PROBLEM STATEMENT: Reproduce nothing but the lines from the start of the material through the line that includes "(0,0) rectangle (1132,589);", both ends included, and omit every picture.
┌──
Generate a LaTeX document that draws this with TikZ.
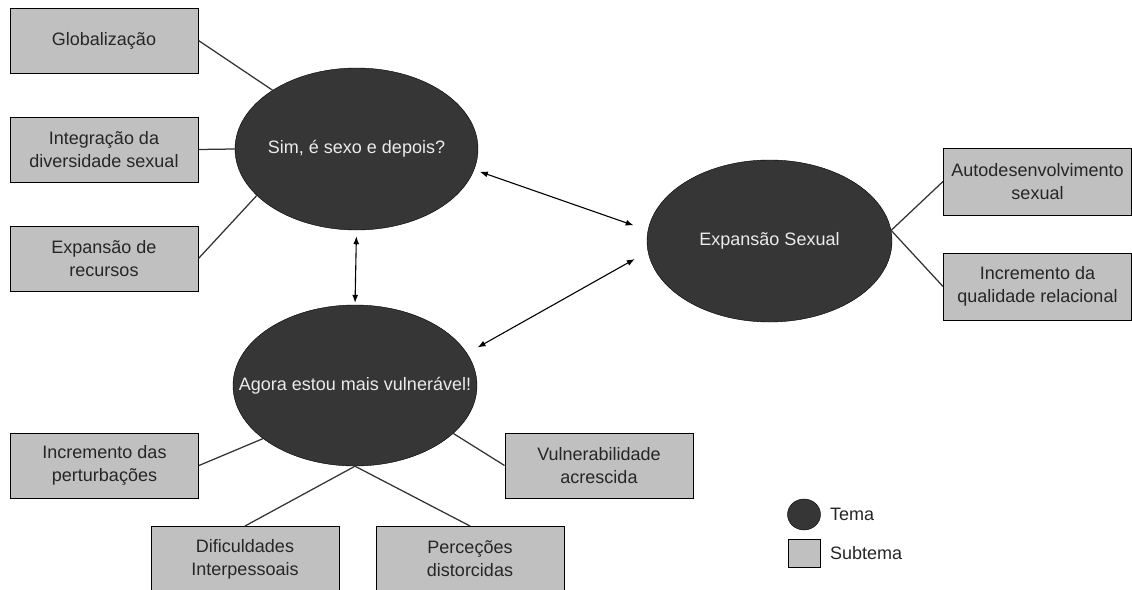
\documentclass[tikz,border=0pt]{standalone}
\usepackage{fontspec}
\setmainfont{Liberation Sans}
\usepackage{tikz}
\usetikzlibrary{arrows.meta,shapes.geometric}

\definecolor{temafill}{HTML}{363636}
\definecolor{subfill}{HTML}{C0C0C0}

\begin{document}
\begin{tikzpicture}[
  x=1pt, y=-1pt,
  every node/.style={font=\fontsize{18}{23}\selectfont},
  tema/.style={ellipse, draw=black, fill=temafill, text=white!92!black,
    inner sep=0pt, minimum width=243pt, minimum height=162pt},
  subtema/.style={rectangle, draw=black, line width=1pt, fill=subfill,
    text=black!85, align=center, inner sep=0pt,
    minimum width=188pt, minimum height=65pt},
  ligacao/.style={draw=black!80, line width=1.25pt},
  biarrow/.style={draw=black, line width=1.1pt,
    {Latex[length=8pt,width=6pt]}-{Latex[length=8pt,width=6pt]}}
]
\useasboundingbox[fill=white] (0,0) rectangle (1132,589);

% temas
\node[tema] (Sim) at (356.5,149) {\makebox[0pt]{Sim, é sexo e depois?}};
\node[tema, minimum width=244pt, minimum height=161pt] (Agora) at (355,385.5)
  {\makebox[0pt]{Agora estou mais vulnerável!}};
\node[tema, minimum width=245pt] (Exp) at (769.5,241) {\makebox[0pt]{Expansão Sexual}};

% subtemas
\node[subtema] (Glob) at (104,40.5) {Globalização};
\node[subtema] (Integ) at (104,149.5) {Integração da\\diversidade sexual};
\node[subtema] (Recur) at (104,258.5) {Expansão de\\recursos};
\node[subtema, minimum height=67pt] (Auto) at (1037.5,181.5) {Autodesenvolvimento\\sexual};
\node[subtema, minimum height=67pt] (Qual) at (1037.5,286.5) {Incremento da\\qualidade relacional};
\node[subtema] (Pert) at (104.5,465.5) {Incremento das\\perturbações};
\node[subtema] (Vuln) at (599,465.5) {Vulnerabilidade\\acrescida};
\node[subtema] (Dif) at (245,559) {Dificuldades\\Interpessoais};
\node[subtema] (Perc) at (470,559) {Perceções\\distorcidas};

% ligacoes
\draw[ligacao] (Glob.east) -- (Sim.145);
\draw[ligacao] (Integ.east) -- (Sim.west);
\draw[ligacao] (Recur.east) -- (Sim.205);
\draw[ligacao] (Exp.5) -- (Auto.west);
\draw[ligacao] (Exp.5) -- (Qual.west);
\draw[ligacao] (Pert.east) -- (Agora.210);
\draw[ligacao] (Vuln.west) -- (Agora.-26);
\draw[ligacao] (Dif.north) -- (Agora.south);
\draw[ligacao] (Perc.north) -- (Agora.south);

% relacoes entre temas
\draw[biarrow, shorten <=6pt, shorten >=2pt] (Sim.south) -- (Agora.north);
\draw[biarrow, shorten <=6pt, shorten >=15pt] (Sim.-10) -- (Exp.175);
\draw[biarrow, shorten <=15pt, shorten >=12pt] (Exp.185) -- (Agora.16);

% legenda
\node[ellipse, draw=black, fill=temafill, minimum width=33pt, minimum height=31pt,
  inner sep=0pt] (LegTema) at (804,514.5) {};
\node[rectangle, draw=black, fill=subfill, minimum width=32pt, minimum height=28pt,
  inner sep=0pt] (LegSub) at (804,553) {};
\node[anchor=west, text=black!85, inner sep=0pt] (LegTemaTxt) at (830,514.5) {Tema};
\node[anchor=west, text=black!85, inner sep=0pt] (LegSubTxt) at (830,553) {Subtema};
\end{tikzpicture}
\end{document}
└──
EXERCISE OUTPUT:
Generate a LaTeX document that draws this with TikZ.
\documentclass[tikz,border=0pt]{standalone}
\usepackage{fontspec}
\setmainfont{Liberation Sans}
\usepackage{tikz}
\usetikzlibrary{arrows.meta,shapes.geometric}

\definecolor{temafill}{HTML}{363636}
\definecolor{subfill}{HTML}{C0C0C0}

\begin{document}
\begin{tikzpicture}[
  x=1pt, y=-1pt,
  every node/.style={font=\fontsize{18}{23}\selectfont},
  tema/.style={ellipse, draw=black, fill=temafill, text=white!92!black,
    inner sep=0pt, minimum width=243pt, minimum height=162pt},
  subtema/.style={rectangle, draw=black, line width=1pt, fill=subfill,
    text=black!85, align=center, inner sep=0pt,
    minimum width=188pt, minimum height=65pt},
  ligacao/.style={draw=black!80, line width=1.25pt},
  biarrow/.style={draw=black, line width=1.1pt,
    {Latex[length=8pt,width=6pt]}-{Latex[length=8pt,width=6pt]}}
]
\useasboundingbox[fill=white] (0,0) rectangle (1132,589);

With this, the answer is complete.